How Much Individual Businesses Can Get

Businesses can get a loan equal to their average monthly payroll multiplied by 2.5 plus certain outstanding loans. But there is an upper limit of $10 million.

That payroll average is calculated by taking the one-year period before the date the loan is made. For seasonal employers, it’s the 12-week period starting February 15, 2019, or March 1, 2019, and ending June 30, 2019.

This is a partially forgivable loan, meaning the company won’t have to pay it back in full as long as a certain set of requirements are met.

In the first eight weeks after getting the loan, any amount that’s put towards payroll costs for annual salaries lower than $100,000, mortgage payments, rent, or utilities will be forgiven. But penalties will incur if the business lowers any salaries or the number of employees — they’ll have until June 30th to make up for any reductions.

If they do pay it in full, this is a 10-year loan with a maximum of 4% interest rates.

“Many businesses are reluctant to take on a traditional loan right now,” said NFIB’s Senior Director of Government Relations Kevin Kuhlman in an interview after the bill was approved by the Senate. “This forgivable loan is more promising, because so long as you follow the terms or the requirements, you can get this loan forgiven.

How and Where to Apply

Small business owners will be asked to head to their banks to apply for the loan.

Under the CARES Act, banks can lend directly to businesses and will then be backed by the SBA. All parties should keep in mind that any loans under the Paycheck Protection Program must be made before June 30.

“It’s going to be a very simple process, where any FDIC-insured institution can underwrite the loan, approve it immediately as a government guaranteed loan, and get money to that small business,” Treasury Secretary Steven Mnuchin told Fox News on March 27, just before President Trump signed the relief bill.

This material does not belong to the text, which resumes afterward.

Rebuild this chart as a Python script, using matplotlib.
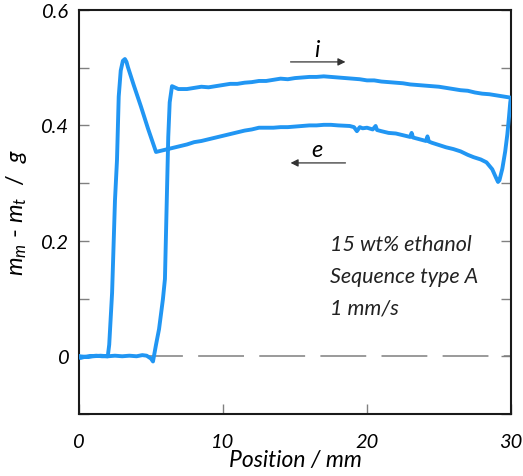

That includes FDIC banks, credit unions, and fintech lenders, as Mnuchin told Fox in another interview on Sunday.

Mnuchin also said that he expects the program will be “up and running by April 3rd so that businesses can go to a participating SBA 7(a) lender, bank, or credit union, apply for a loan, and be approved on the same day.”

Yet banks say this may be an “unrealistic deadline,” as Politico reported, “because the Trump administration has failed to provide them with the necessary guidelines and set requirements for the loans that are unworkable.” Lenders say that SBA loans could be delayed for weeks, or even longer, because of the overwhelming number of applications expected, as well as confusion over loan requirements and the approval process.